Although Lake Erie, and specifically its world-famous walleye fishery, has been around for quite some time, if one considers half a century quite some time, only recently has the style of big water fishing boats taken on a new look.
Indeed, the love affair with fiberglass and heavy wood fishing boats, although still holding its traditional own, is being challenged by an apparent and fast-growing interest in more portable aluminum boats. It’s a shift being seen and felt by marine dealers who cater to big water anglers.
There’s no doubt that big water boaters, especially charters, will always consider the much larger and heavier fiberglass hulls the best bet for their client needs and comfort. For decades, especially from the mid-1900s, it was hard to find many Lake Erie fans who would give much consideration for anything floating that wasn’t heavy enough to plow through the seemingly ever-present waves that Erie can throw at boaters.

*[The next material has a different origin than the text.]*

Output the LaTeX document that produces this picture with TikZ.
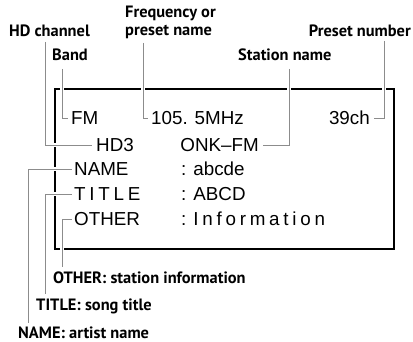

The conversation would always include claims that anything lighter than fiberglass or wood would simply be tossed about and beat up by off-shore, big water conditions. Aluminums are too light for Erie, unable to cut through waves, just not enough boat, naysayers would preach.
“OK for inland lakes, OK for near-shore or harbor fishing, yadda, yadda. You need a good old lap-sided wood Lyman, a 20-footer or more for sure, and a big screw under it to handle whatever Erie throws at you,” they would say.
A good conversation for sure between like-minded owners.
But like the winds that drive Lake Erie’s mood, things change, and now fans of the big lake are seeing more and more fish being caught from aluminum boats and here’s why: new metal models are tough, solid, and designed for fishing. Most of the aluminum models built for the open water are welded, high-sided, and powered by outboard motors.
Add to that, many Pacific Northwest designed aluminum boats that are now being offered by marine dealers. The Northwest design is proving ideal for the waters of Erie and neighboring Great Lakes.
The design is how most fishing boats are built in the northwest coastal areas from Oregon to Alaska, tough boats that bounce off rocks and offer enough floor space to dance on. The design shoves the steering wheel, dash, and welded windshield forward which greatly increases the size of the fishing deck. Add to that deep and steep hulls that cut through waves easily.
I recently water tested a 21-foot, hard-topped Northwest designed rig last summer and was impressed by the ride and overall performance. Outboard powered boats seem to be the rage these days as Lake Erie walleye anglers enjoy the best fishing experienced in decades.
Outboards offer a longer fishing season since they don’t need to be shut completely down for the winter months like I-O’s and true inboard powered craft. In fact, well-equipped outboard-powered boats are actually still fishing right now and they will fish until the lake and launch ramps freeze over.
Other reasons boaters are moving to aluminum include the lighter overall weight meaning less vehicle size and power needed to tow a trailered rig, the ability to be mobile, less overall maintenance and simpler storage needs.